Ces mesures consistent à agir sur divers facteurs pour limiter le stress et la frustration (à l’origine de la caudophagie) :
- matériaux d’enrichissement : les cochons ont un besoin impérieux d’explorer leur environnement et de rechercher de la nourriture en reniflant, en mordant et en mâchant ;
- confort thermique, qualité de l’air et lumière : les cochons ont besoin d’un environnement stable, proche de leur température, sans courant d’air et suffisamment éclairé ;
- santé et condition physique : un cochon en mauvaise santé est un cochon stressé ;
- alimentation et abreuvement : les cochons aiment s’alimenter, se reposer et explorer en même temps ce qui implique d’avoir suffisamment d’espace sans avoir à se battre pour se nourrir. Par ailleurs, ils ont besoin d’avoir de l’eau à disposition en permanence.
Une condamnation argumentée du tribunal
En l’espèce, le tribunal correctionnel de Brest a relevé que, contrairement à ce que prévoit la réglementation décrite ci-dessus, les aménagements indiqués et préconisés pour réduire le stress des animaux à l’origine de la pratique de cannibalisme n’avaient pas été mis en œuvre. Par ailleurs, il a constaté qu’aucun suivi de ces actes de cannibalisme n’avait été mis en place.
Le tribunal a également relevé :
- l’absence d’isolement et de soins concernant plusieurs animaux malades souffrant notamment de hernies, d’abcès, d’états de dénutrition avancée et de boiteries,
- l’absence de dispositif d’alimentation dans les cases infirmerie,
- l’absence de dispositif d’abreuvement permanent en eau en verraterie, en gestante et en quarantaine,
Il en a déduit de l’ensemble de ces éléments que l’infraction de mauvais traitement était constituée et a condamné l’élevage et sa gérante à des amendes respectives de 20 000 € et 1 500 €. L’élevage peut faire appel de cette décision.

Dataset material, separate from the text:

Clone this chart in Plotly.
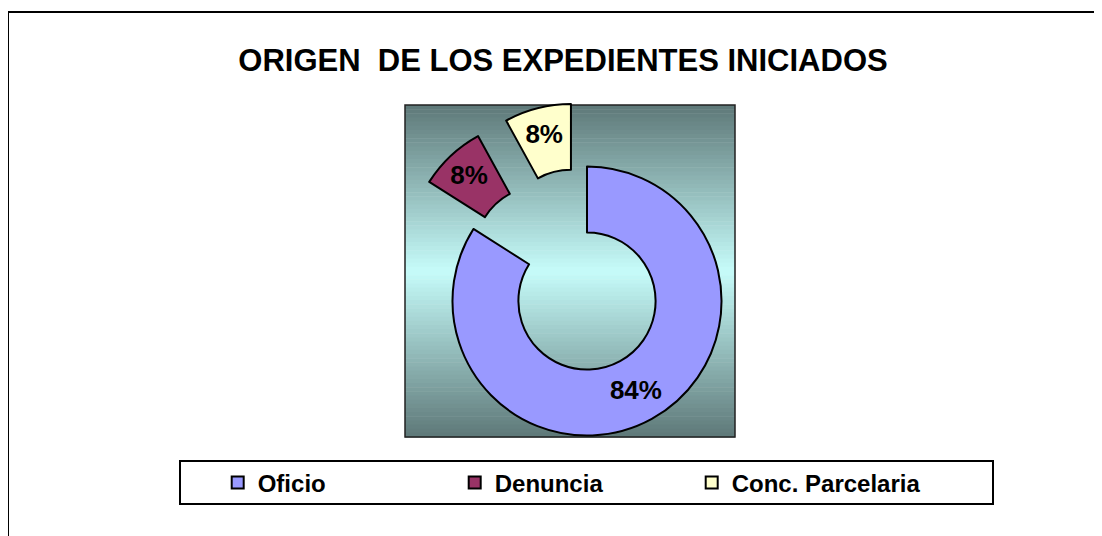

La France déjà dans le collimateur de la Commission européenne
Bien que les mesures susmentionnées, devant en principe impérativement précéder le recours à la caudectomie, correspondent de toute évidence à un standard minimum, rares sont les élevages qui font l’effort d’y recourir. De manière générale, ceux-ci privilégient la solution (la plus facile certes, mais aussi la plus douloureuse) de la caudectomie systématique.
Un audit réalisé par la Commission européenne en juin 2019 a ainsi révélé que la caudectomie est encore « pratiquée en routine » par 99 % des élevages français et a donc épinglé l’État français.
Face à un tel constat, il est parfaitement légitime de s’interroger sur le rôle que doit jouer l’État pour garantir le respect de la réglementation dans les élevages. Afin de mettre un terme à cette pratique illégale encore trop largement répandue, peut-être est-il temps d’augmenter les inspections et d’imposer à l’administration de prendre des sanctions harmonisées, proportionnées et dissuasives.